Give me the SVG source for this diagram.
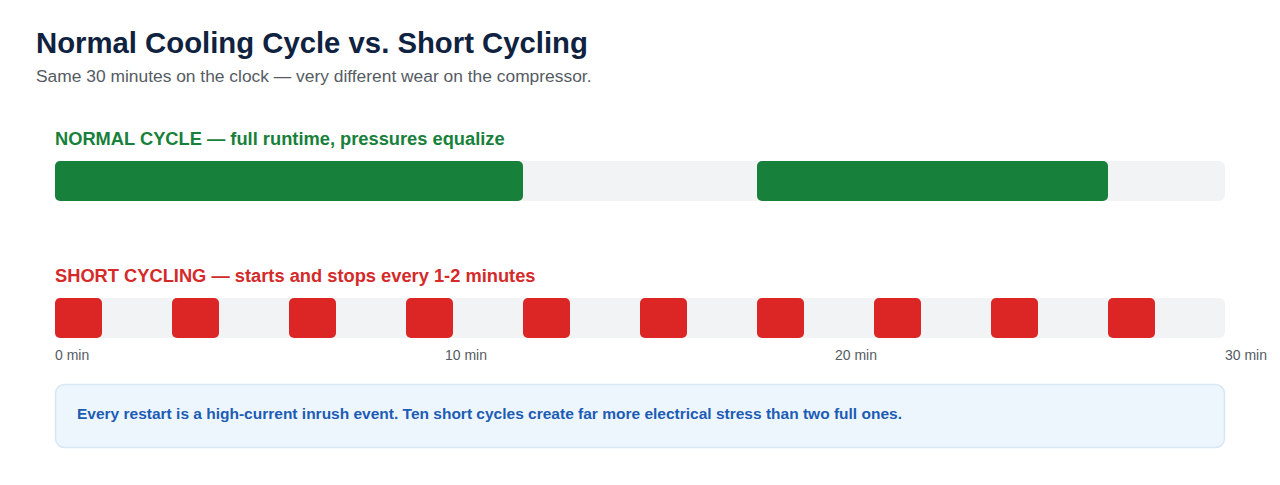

•••

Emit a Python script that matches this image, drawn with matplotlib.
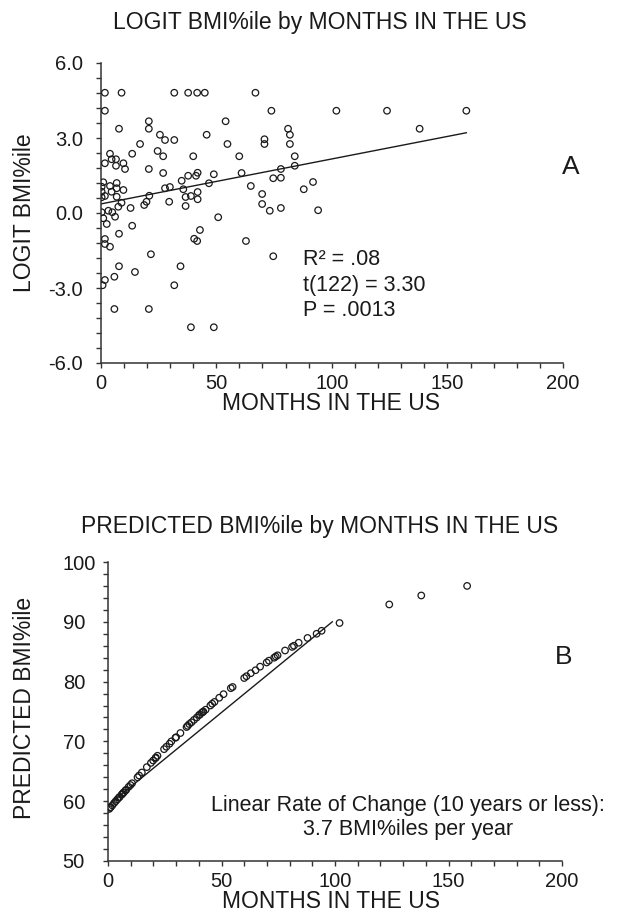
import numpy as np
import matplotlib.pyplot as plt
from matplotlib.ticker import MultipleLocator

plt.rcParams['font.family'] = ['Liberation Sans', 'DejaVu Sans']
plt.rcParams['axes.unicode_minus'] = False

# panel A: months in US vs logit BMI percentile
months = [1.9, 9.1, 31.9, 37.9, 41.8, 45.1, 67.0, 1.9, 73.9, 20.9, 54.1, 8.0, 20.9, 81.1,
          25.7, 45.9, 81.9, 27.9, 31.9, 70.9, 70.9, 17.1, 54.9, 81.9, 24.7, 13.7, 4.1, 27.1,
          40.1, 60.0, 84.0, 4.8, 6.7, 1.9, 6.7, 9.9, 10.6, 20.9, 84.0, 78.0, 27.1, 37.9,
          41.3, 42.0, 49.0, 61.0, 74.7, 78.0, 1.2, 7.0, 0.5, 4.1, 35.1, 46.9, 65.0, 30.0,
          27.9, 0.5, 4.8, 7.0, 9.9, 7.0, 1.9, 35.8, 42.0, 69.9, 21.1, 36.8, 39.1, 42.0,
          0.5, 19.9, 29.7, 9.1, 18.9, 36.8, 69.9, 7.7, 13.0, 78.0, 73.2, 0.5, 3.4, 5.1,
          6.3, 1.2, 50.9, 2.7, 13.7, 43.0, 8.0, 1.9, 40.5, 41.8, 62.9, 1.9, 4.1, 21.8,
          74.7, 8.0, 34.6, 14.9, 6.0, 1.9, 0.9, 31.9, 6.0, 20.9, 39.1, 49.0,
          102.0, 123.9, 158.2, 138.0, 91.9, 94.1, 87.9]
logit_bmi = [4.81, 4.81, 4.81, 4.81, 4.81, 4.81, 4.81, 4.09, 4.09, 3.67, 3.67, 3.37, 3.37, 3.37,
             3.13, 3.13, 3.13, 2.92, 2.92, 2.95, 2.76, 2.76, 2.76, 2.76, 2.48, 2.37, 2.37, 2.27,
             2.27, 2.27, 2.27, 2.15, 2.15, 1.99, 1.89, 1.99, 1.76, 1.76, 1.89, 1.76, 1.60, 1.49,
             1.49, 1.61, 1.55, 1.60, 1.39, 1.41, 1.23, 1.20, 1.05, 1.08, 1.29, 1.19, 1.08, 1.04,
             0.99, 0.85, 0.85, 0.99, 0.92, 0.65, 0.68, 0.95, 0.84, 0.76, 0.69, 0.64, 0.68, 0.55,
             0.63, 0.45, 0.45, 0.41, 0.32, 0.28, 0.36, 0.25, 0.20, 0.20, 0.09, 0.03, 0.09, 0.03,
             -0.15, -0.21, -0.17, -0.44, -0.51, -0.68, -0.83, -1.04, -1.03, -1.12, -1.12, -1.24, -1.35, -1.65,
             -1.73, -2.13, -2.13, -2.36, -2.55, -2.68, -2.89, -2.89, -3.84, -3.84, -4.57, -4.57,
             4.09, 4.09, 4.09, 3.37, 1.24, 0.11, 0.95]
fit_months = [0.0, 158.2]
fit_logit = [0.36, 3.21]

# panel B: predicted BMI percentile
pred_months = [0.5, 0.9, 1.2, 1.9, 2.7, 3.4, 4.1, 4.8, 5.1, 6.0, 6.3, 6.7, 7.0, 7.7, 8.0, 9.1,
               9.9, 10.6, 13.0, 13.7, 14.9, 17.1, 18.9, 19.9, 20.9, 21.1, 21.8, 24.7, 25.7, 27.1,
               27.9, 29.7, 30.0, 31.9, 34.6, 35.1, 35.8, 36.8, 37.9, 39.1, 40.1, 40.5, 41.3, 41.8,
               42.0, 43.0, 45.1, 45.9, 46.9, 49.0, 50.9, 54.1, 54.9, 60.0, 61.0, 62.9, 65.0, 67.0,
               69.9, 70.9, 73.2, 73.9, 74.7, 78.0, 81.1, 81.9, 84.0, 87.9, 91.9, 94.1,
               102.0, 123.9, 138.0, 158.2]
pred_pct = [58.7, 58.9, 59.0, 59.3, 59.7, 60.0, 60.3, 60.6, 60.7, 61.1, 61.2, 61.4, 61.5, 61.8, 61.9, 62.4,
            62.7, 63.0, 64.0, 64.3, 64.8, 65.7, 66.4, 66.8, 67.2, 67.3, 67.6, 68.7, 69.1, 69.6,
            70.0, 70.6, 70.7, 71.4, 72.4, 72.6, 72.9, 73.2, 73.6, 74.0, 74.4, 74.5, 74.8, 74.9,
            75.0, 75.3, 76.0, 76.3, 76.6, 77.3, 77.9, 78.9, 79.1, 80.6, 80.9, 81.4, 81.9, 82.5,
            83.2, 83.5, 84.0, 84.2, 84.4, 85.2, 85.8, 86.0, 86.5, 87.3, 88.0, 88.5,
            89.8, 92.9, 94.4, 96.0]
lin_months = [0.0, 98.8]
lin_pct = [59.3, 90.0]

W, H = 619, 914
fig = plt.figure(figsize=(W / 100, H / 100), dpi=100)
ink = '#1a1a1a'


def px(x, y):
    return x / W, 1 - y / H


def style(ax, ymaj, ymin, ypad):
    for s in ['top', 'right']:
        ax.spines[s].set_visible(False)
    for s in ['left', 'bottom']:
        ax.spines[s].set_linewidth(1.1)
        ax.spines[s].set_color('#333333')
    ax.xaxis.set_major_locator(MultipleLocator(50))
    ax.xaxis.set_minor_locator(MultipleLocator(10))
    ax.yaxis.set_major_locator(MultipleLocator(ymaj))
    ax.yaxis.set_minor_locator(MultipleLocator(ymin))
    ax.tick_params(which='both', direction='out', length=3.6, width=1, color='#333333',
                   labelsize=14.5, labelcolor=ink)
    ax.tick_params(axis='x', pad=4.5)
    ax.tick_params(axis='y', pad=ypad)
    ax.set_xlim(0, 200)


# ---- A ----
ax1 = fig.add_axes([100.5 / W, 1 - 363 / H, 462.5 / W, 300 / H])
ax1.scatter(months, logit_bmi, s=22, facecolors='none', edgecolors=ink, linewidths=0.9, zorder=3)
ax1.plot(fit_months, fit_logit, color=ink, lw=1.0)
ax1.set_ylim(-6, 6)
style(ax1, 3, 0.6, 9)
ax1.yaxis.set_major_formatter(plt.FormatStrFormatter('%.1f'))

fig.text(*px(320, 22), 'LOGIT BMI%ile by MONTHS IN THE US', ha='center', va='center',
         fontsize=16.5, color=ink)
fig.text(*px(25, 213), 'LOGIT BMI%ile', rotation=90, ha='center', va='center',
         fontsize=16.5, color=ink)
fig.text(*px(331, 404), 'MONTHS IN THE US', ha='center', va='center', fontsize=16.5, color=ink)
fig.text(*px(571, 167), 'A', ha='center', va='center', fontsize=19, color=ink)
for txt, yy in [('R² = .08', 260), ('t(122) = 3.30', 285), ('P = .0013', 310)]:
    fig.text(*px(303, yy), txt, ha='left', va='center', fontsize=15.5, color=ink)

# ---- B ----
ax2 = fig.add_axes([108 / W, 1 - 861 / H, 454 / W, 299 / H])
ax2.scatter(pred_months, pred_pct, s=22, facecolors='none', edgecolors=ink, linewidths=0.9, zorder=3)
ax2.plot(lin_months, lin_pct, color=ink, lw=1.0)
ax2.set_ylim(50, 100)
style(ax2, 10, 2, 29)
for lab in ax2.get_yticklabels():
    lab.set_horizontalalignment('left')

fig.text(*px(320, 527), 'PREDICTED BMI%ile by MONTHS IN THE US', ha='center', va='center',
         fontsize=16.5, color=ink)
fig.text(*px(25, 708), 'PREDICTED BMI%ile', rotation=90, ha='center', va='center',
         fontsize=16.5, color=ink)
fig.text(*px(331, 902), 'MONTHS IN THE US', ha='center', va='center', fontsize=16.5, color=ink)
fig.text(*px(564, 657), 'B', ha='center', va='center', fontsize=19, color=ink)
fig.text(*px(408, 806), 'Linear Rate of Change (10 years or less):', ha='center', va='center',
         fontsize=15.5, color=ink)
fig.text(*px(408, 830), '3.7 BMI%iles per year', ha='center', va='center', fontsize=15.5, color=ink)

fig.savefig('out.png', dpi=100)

•••

**EXERCISE TASK:** In the material above, find each line that contains the word "this", and select it.

**REPLY TO THE EXERCISE:**
Give me the SVG source for this diagram.
Emit a Python script that matches this image, drawn with matplotlib.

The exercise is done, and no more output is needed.